The EGC conference (Extraction et Gestion des Connaissances – Knowledge Extraction and Management) is an annual event reuniting searchers and practitioners of data science and knowledge fields (e.g: machine learning, web semantic and open data, etc.). This year was the 22nd edition which was held in Blois (France) from January 24th to January 28th.
The event was organized with two school days about the main topic: Human in the loop of data mining and learning for students and Ph.D who wanted to enrich their knowledge in the domain, and three days of conferences.
Ikram Boukharouba, Camille Gosset and Nicolas Ringuet, who are Ph.D students in the DRIT went to the event to represent Berger-Levrault and they took part to both, school days and conference days.
School days were made of introductory tutorials around several problematic, school topics and new techniques:
- “How to model a clustering task in order to obtain a result as close as possible to what the user wants?” Presented by Professor Christel Vrain from Orléans University.
- In the continuity, Professor Bruno Crémilleux from Caen Normandie University broached the problem of searching extensively for patterns in data mining and the utility of finding constraint-based patterns to be user-centric.
- Vanessa Murdock, Applied Science Research Director for Amazon’s product “Alexa”, explained how Amazon detects “offensive contexts” to recommend a product to customers.
- Patrick Marcel et Veronika Peralta – (LIFAT, Tours University) about “Exploratory data analysis: from insights to storytelling”
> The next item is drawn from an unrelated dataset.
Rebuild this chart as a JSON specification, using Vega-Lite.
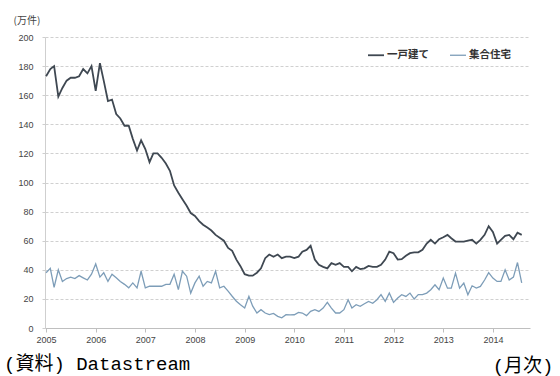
{
  "$schema": "https://vega.github.io/schema/vega-lite/v6.json",
  "width": 485,
  "height": 291,
  "autosize": {"type": "none"},
  "padding": {"left": 45, "top": 37, "right": 30, "bottom": 48},
  "background": "white",
  "title": {"text": "(資料) Datastream", "orient": "bottom", "anchor": "start", "frame": "group", "dx": -41, "dy": -20, "offset": 0, "fontSize": 19, "font": "Liberation Mono, Noto Sans CJK JP", "fontWeight": "normal", "color": "#000"},
  "data": {"values": [
    {"d":"2005-01-01","一戸建て":173,"集合住宅":38},{"d":"2005-02-01","一戸建て":178,"集合住宅":41},{"d":"2005-03-01","一戸建て":180,"集合住宅":28},{"d":"2005-04-01","一戸建て":159,"集合住宅":40},{"d":"2005-05-01","一戸建て":165,"集合住宅":32},{"d":"2005-06-01","一戸建て":170,"集合住宅":34},{"d":"2005-07-01","一戸建て":172,"集合住宅":35},{"d":"2005-08-01","一戸建て":172,"集合住宅":34},{"d":"2005-09-01","一戸建て":173,"集合住宅":36},{"d":"2005-10-01","一戸建て":178,"集合住宅":34.5},{"d":"2005-11-01","一戸建て":175,"集合住宅":33},{"d":"2005-12-01","一戸建て":180,"集合住宅":37},
    {"d":"2006-01-01","一戸建て":163,"集合住宅":44},{"d":"2006-02-01","一戸建て":182,"集合住宅":35},{"d":"2006-03-01","一戸建て":170,"集合住宅":38},{"d":"2006-04-01","一戸建て":156,"集合住宅":32},{"d":"2006-05-01","一戸建て":157,"集合住宅":37},{"d":"2006-06-01","一戸建て":147,"集合住宅":34.5},{"d":"2006-07-01","一戸建て":144,"集合住宅":32},{"d":"2006-08-01","一戸建て":139,"集合住宅":30},{"d":"2006-09-01","一戸建て":139,"集合住宅":27.6},{"d":"2006-10-01","一戸建て":130,"集合住宅":31},{"d":"2006-11-01","一戸建て":122,"集合住宅":27.6},{"d":"2006-12-01","一戸建て":129,"集合住宅":39},
    {"d":"2007-01-01","一戸建て":123,"集合住宅":27.6},{"d":"2007-02-01","一戸建て":114,"集合住宅":28.7},{"d":"2007-03-01","一戸建て":120,"集合住宅":28.7},{"d":"2007-04-01","一戸建て":120,"集合住宅":28.7},{"d":"2007-05-01","一戸建て":117,"集合住宅":28.7},{"d":"2007-06-01","一戸建て":113,"集合住宅":30},{"d":"2007-07-01","一戸建て":108,"集合住宅":30},{"d":"2007-08-01","一戸建て":98,"集合住宅":37},{"d":"2007-09-01","一戸建て":93,"集合住宅":26.4},{"d":"2007-10-01","一戸建て":88.5,"集合住宅":39},{"d":"2007-11-01","一戸建て":84,"集合住宅":35.6},{"d":"2007-12-01","一戸建て":79,"集合住宅":24},
    {"d":"2008-01-01","一戸建て":77,"集合住宅":31},{"d":"2008-02-01","一戸建て":73.5,"集合住宅":35.6},{"d":"2008-03-01","一戸建て":71,"集合住宅":28.7},{"d":"2008-04-01","一戸建て":69,"集合住宅":32},{"d":"2008-05-01","一戸建て":67,"集合住宅":31},{"d":"2008-06-01","一戸建て":64,"集合住宅":39},{"d":"2008-07-01","一戸建て":62,"集合住宅":27.6},{"d":"2008-08-01","一戸建て":60,"集合住宅":28.7},{"d":"2008-09-01","一戸建て":55,"集合住宅":25.3},{"d":"2008-10-01","一戸建て":53,"集合住宅":21.8},{"d":"2008-11-01","一戸建て":47,"集合住宅":18.4},{"d":"2008-12-01","一戸建て":42.5,"集合住宅":16},
    {"d":"2009-01-01","一戸建て":37,"集合住宅":13.8},{"d":"2009-02-01","一戸建て":36,"集合住宅":21.8},{"d":"2009-03-01","一戸建て":36,"集合住宅":15},{"d":"2009-04-01","一戸建て":38,"集合住宅":10.3},{"d":"2009-05-01","一戸建て":41,"集合住宅":12.6},{"d":"2009-06-01","一戸建て":48,"集合住宅":10.3},{"d":"2009-07-01","一戸建て":50.5,"集合住宅":9.2},{"d":"2009-08-01","一戸建て":49,"集合住宅":10},{"d":"2009-09-01","一戸建て":50.5,"集合住宅":8},{"d":"2009-10-01","一戸建て":48,"集合住宅":7},{"d":"2009-11-01","一戸建て":49,"集合住宅":9.2},{"d":"2009-12-01","一戸建て":49,"集合住宅":9},
    {"d":"2010-01-01","一戸建て":48,"集合住宅":9.1},{"d":"2010-02-01","一戸建て":49,"集合住宅":10.7},{"d":"2010-03-01","一戸建て":52.5,"集合住宅":10.3},{"d":"2010-04-01","一戸建て":53.7,"集合住宅":8.5},{"d":"2010-05-01","一戸建て":56.5,"集合住宅":11.4},{"d":"2010-06-01","一戸建て":47,"集合住宅":12.6},{"d":"2010-07-01","一戸建て":43.4,"集合住宅":11.4},{"d":"2010-08-01","一戸建て":42,"集合住宅":13.7},{"d":"2010-09-01","一戸建て":41,"集合住宅":17.6},{"d":"2010-10-01","一戸建て":44.6,"集合住宅":13.7},{"d":"2010-11-01","一戸建て":43.4,"集合住宅":10.3},{"d":"2010-12-01","一戸建て":44.6,"集合住宅":10.3},
    {"d":"2011-01-01","一戸建て":42,"集合住宅":12.6},{"d":"2011-02-01","一戸建て":42,"集合住宅":19.4},{"d":"2011-03-01","一戸建て":39,"集合住宅":13.7},{"d":"2011-04-01","一戸建て":42,"集合住宅":16},{"d":"2011-05-01","一戸建て":40.5,"集合住宅":14.9},{"d":"2011-06-01","一戸建て":41,"集合住宅":16.7},{"d":"2011-07-01","一戸建て":42.7,"集合住宅":18.3},{"d":"2011-08-01","一戸建て":42,"集合住宅":17},{"d":"2011-09-01","一戸建て":42,"集合住宅":19.4},{"d":"2011-10-01","一戸建て":43.4,"集合住宅":22.9},{"d":"2011-11-01","一戸建て":47,"集合住宅":18.3},{"d":"2011-12-01","一戸建て":52.5,"集合住宅":24},
    {"d":"2012-01-01","一戸建て":51.4,"集合住宅":17.6},{"d":"2012-02-01","一戸建て":47,"集合住宅":20.6},{"d":"2012-03-01","一戸建て":47.3,"集合住宅":22.9},{"d":"2012-04-01","一戸建て":49.6,"集合住宅":21.7},{"d":"2012-05-01","一戸建て":51.4,"集合住宅":24},{"d":"2012-06-01","一戸建て":52,"集合住宅":19.9},{"d":"2012-07-01","一戸建て":52,"集合住宅":22.9},{"d":"2012-08-01","一戸建て":53.7,"集合住宅":22.9},{"d":"2012-09-01","一戸建て":58,"集合住宅":24},{"d":"2012-10-01","一戸建て":60.6,"集合住宅":26.3},{"d":"2012-11-01","一戸建て":58,"集合住宅":29.7},{"d":"2012-12-01","一戸建て":61,"集合住宅":26.3},
    {"d":"2013-01-01","一戸建て":62.4,"集合住宅":34.3},{"d":"2013-02-01","一戸建て":64,"集合住宅":27.4},{"d":"2013-03-01","一戸建て":61.7,"集合住宅":27.4},{"d":"2013-04-01","一戸建て":59.4,"集合住宅":37.7},{"d":"2013-05-01","一戸建て":59.4,"集合住宅":27.4},{"d":"2013-06-01","一戸建て":59.4,"集合住宅":30.9},{"d":"2013-07-01","一戸建て":60,"集合住宅":22.9},{"d":"2013-08-01","一戸建て":60.6,"集合住宅":29},{"d":"2013-09-01","一戸建て":58,"集合住宅":27.4},{"d":"2013-10-01","一戸建て":60.6,"集合住宅":28.6},{"d":"2013-11-01","一戸建て":64,"集合住宅":33},{"d":"2013-12-01","一戸建て":70,"集合住宅":38},
    {"d":"2014-01-01","一戸建て":66,"集合住宅":34.3},{"d":"2014-02-01","一戸建て":58,"集合住宅":32},{"d":"2014-03-01","一戸建て":60.6,"集合住宅":32},{"d":"2014-04-01","一戸建て":63.3,"集合住宅":40},{"d":"2014-05-01","一戸建て":64,"集合住宅":33},{"d":"2014-06-01","一戸建て":61,"集合住宅":35},{"d":"2014-07-01","一戸建て":65.5,"集合住宅":45},{"d":"2014-08-01","一戸建て":64,"集合住宅":31}
  ]},
  "transform": [{"fold": ["一戸建て", "集合住宅"], "as": ["series", "value"]}],
  "mark": {"type": "line", "interpolate": "linear"},
  "encoding": {
    "x": {
      "field": "d", "type": "temporal",
      "scale": {"type": "utc", "domain": [{"year": 2004, "month": 12, "date": 24, "utc": true}, {"year": 2014, "month": 10, "date": 1, "utc": true}]},
      "axis": {
        "title": "(月次)", "format": "%Y", "tickCount": {"interval": "year", "step": 1},
        "grid": false, "domainColor": "#bfbfbf", "tickColor": "#bfbfbf", "tickSize": 4,
        "labelFontSize": 9, "labelColor": "#444", "labelFont": "Liberation Sans", "labelPadding": 3, "labelFlush": false,
        "titleFont": "Liberation Mono, Noto Sans CJK JP", "titleFontSize": 19, "titleFontWeight": "normal", "titleColor": "#000",
        "titleAlign": "right", "titleAnchor": "end", "titleX": 508, "titleY": 37, "titleBaseline": "middle"
      }
    },
    "y": {
      "field": "value", "type": "quantitative",
      "scale": {"domain": [0, 200], "nice": false},
      "axis": {
        "title": "(万件)", "titleAngle": 0, "titleAlign": "left", "titleX": -32, "titleY": -17, "titleBaseline": "middle",
        "titleFontSize": 10, "titleFontWeight": "normal", "titleFont": "Noto Sans CJK JP", "titleColor": "#444",
        "values": [0, 20, 40, 60, 80, 100, 120, 140, 160, 180, 200],
        "grid": true, "gridDash": [3, 2], "gridColor": "#d0d0d0",
        "domainColor": "#cfcfcf", "tickColor": "#cfcfcf", "tickSize": 3,
        "labelFontSize": 9, "labelColor": "#444", "labelFont": "Liberation Sans", "labelPadding": 9
      }
    },
    "color": {
      "field": "series", "type": "nominal",
      "scale": {"domain": ["一戸建て", "集合住宅"], "range": ["#3f4852", "#7d9db8"]},
      "legend": {
        "title": null, "orient": "none", "legendX": 322, "legendY": 9, "direction": "horizontal",
        "symbolType": "stroke", "symbolStrokeWidth": 2, "symbolSize": 256,
        "labelFontSize": 10.5, "labelFont": "Noto Sans CJK JP", "labelFontWeight": "bold", "labelColor": "#333",
        "columnPadding": 18, "labelOffset": 2
      }
    },
    "strokeWidth": {
      "field": "series", "type": "nominal",
      "scale": {"domain": ["一戸建て", "集合住宅"], "range": [1.8, 1.3]},
      "legend": null
    }
  },
  "config": {"view": {"stroke": null}}
}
- Sarah Cohen-Boulakia (LISN, Paris-Saclay University) explained the importance of the problem of reproducibility in research through her presentation “Reproducibility of bioinformatics data analysis pipelines”
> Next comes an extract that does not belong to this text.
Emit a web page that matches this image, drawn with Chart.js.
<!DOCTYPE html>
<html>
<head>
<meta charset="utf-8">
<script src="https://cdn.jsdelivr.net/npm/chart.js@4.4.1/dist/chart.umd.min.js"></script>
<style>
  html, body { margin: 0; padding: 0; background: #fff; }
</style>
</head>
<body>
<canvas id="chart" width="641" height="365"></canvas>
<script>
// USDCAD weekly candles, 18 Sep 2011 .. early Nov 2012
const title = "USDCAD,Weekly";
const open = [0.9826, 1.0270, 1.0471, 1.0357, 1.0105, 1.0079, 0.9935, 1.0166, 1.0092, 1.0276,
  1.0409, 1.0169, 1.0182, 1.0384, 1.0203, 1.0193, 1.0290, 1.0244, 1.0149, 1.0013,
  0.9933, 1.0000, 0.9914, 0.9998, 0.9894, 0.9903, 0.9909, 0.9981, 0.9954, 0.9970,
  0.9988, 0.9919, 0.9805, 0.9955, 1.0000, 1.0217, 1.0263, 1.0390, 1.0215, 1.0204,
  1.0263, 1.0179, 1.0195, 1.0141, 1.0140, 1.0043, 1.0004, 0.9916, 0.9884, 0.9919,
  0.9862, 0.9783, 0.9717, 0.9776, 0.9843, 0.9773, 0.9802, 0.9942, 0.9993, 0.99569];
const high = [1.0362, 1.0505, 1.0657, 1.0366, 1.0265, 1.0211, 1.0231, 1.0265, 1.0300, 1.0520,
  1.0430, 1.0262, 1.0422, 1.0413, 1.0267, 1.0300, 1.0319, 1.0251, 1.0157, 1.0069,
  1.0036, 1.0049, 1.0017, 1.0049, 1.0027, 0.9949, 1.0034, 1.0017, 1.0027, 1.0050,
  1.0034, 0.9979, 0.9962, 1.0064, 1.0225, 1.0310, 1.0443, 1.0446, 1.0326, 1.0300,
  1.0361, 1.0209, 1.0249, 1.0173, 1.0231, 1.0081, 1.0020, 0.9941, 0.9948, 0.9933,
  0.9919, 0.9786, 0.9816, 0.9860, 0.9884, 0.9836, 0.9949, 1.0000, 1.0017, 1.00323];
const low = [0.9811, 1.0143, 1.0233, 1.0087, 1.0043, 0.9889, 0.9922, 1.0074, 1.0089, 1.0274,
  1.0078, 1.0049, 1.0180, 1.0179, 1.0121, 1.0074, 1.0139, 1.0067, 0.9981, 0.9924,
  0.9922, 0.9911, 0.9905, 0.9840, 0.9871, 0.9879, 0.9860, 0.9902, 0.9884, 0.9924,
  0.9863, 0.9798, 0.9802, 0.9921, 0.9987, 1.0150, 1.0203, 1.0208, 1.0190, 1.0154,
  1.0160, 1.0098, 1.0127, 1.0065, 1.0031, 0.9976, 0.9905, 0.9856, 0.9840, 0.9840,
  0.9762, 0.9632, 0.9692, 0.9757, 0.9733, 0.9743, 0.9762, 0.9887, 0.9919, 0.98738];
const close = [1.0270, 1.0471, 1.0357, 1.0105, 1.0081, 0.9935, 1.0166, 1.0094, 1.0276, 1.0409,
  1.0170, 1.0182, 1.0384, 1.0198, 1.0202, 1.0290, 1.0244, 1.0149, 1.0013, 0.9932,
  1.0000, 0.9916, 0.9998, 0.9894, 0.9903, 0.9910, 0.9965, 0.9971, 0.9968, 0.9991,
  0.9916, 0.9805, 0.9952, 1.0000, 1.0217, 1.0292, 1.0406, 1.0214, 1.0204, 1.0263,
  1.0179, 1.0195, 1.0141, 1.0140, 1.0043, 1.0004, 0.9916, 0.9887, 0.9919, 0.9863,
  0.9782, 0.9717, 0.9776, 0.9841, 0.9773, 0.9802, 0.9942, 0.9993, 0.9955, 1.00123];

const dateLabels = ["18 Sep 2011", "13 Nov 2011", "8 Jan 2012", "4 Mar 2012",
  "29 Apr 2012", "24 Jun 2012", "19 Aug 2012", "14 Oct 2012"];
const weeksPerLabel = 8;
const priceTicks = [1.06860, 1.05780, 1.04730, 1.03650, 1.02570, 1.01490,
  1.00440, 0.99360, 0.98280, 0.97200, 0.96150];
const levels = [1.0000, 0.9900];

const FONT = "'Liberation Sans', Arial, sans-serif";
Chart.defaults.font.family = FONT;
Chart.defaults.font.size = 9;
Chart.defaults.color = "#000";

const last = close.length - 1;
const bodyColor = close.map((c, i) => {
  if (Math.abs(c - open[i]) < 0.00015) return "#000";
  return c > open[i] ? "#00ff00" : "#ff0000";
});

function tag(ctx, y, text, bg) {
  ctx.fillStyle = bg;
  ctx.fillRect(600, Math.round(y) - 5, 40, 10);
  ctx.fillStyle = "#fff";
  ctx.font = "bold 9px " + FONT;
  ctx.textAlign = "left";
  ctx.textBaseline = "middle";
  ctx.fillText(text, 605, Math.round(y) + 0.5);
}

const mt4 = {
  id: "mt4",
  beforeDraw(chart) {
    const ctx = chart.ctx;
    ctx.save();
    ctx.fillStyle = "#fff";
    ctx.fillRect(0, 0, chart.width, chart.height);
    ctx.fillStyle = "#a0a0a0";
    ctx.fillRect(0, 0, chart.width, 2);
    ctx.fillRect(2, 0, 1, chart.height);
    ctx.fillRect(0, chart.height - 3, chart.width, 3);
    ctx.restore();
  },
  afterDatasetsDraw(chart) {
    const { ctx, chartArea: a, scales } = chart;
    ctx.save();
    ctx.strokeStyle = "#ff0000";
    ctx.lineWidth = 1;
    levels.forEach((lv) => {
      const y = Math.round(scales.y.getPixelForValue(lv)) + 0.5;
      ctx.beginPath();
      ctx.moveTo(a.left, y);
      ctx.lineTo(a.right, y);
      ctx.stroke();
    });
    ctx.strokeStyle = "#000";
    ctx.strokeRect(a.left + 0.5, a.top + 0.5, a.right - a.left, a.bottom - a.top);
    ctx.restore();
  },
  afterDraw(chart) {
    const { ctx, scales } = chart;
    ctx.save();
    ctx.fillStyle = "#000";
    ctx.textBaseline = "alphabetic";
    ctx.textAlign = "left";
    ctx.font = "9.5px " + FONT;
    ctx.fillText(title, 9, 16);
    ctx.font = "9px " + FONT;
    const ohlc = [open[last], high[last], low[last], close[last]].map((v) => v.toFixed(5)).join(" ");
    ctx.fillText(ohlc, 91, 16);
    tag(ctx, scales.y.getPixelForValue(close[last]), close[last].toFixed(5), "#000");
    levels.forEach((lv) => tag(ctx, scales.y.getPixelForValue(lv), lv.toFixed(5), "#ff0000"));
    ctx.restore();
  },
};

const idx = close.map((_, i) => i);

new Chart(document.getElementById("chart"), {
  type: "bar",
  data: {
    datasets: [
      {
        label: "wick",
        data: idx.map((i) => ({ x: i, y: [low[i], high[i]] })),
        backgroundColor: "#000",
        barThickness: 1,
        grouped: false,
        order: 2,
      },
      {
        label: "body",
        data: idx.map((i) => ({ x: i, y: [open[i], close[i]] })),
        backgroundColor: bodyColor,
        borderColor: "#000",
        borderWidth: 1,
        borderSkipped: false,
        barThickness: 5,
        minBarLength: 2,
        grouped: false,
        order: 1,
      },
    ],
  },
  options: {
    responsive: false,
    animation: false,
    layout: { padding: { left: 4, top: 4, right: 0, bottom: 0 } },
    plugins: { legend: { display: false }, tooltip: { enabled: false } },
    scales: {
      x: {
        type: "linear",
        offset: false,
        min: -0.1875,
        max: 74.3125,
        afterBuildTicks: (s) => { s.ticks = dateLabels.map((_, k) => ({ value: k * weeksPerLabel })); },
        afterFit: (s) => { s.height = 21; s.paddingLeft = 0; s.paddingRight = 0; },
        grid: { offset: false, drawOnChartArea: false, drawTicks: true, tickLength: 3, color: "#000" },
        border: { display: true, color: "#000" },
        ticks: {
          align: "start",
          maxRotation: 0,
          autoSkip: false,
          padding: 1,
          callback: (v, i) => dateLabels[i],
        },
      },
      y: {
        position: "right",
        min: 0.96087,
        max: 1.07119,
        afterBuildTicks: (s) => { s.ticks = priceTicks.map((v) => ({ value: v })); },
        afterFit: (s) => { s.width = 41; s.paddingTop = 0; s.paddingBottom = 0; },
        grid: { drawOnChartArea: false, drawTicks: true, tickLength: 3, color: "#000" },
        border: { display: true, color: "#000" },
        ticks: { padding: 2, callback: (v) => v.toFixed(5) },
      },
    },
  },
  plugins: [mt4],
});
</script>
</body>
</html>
- Sihem Amer-Yahia (LIG, Grenoble Alpes University) – “Humans in Online Labor Markets”
During the conference days, the persons who published have presented their work.
Camille Gosset presented her publication: Creation and validation of vector representations for lexicosemantics relationships: application to the identification/classification of relationships from a business corpus. Camille Gosset, Mokhtar Boumedyen Billami, Mathieu Lafourcade, Christophe Bortolaso and Mustapha Derras. A comparative study on vector representations for lexicosemantics relationships on two systems: (1) ours, where embedding vectors relationships are deducted from embedding vector terms, and (2) RELATIVE (Camacho-Collados et al., 2019), a state of the art system where embedding vectors relationships are learned. We propose embedding vectors for key terms (several words and expressions) and not for a single word. If you want to learn more about it, follow this link.
As often, machine learning has been broached in two lines: supervised methods and unsupervised methods.
A domain presented was about textual data, in which Berger-Levrault is more and more interested. It’s about setting up a system to treat texts presented with a different style (e.g: tweets, legal texts etc.).
The other main fields explored were temporal data (how to treat data that come to us over time), interaction and multimodality (how to automatically recognize emotions), and AI emerging applications (e.g: Bitcoin).
The keynotes were presented by:
- Siham Amer-Yahia : Research Director at CNRS, Grenoble.
- Vanessa Murdock : Applied Science Research Director for Amazon
- Sonia Ben Mokhtar : Research Director at CNRS, LIRIS Laboratory
- Sarah Cohen-Boulakia : Professor at Paris-Saclay University
- Frédérique Segond : Inria Defense and Security Mission Director and ERTIM team associated searcher at Oriental languages and cultures National Institute
- Maya Ramanath : Associate Professor, Department of Computer Science and Engineering, IIT Delhi
As you can observe, all conference’s guests were women, when inclusion and gender equality are society current topics. A round table has also been held on the subject: “Are we diverse and inclusive” exploring how we can be more diverse and inclusive.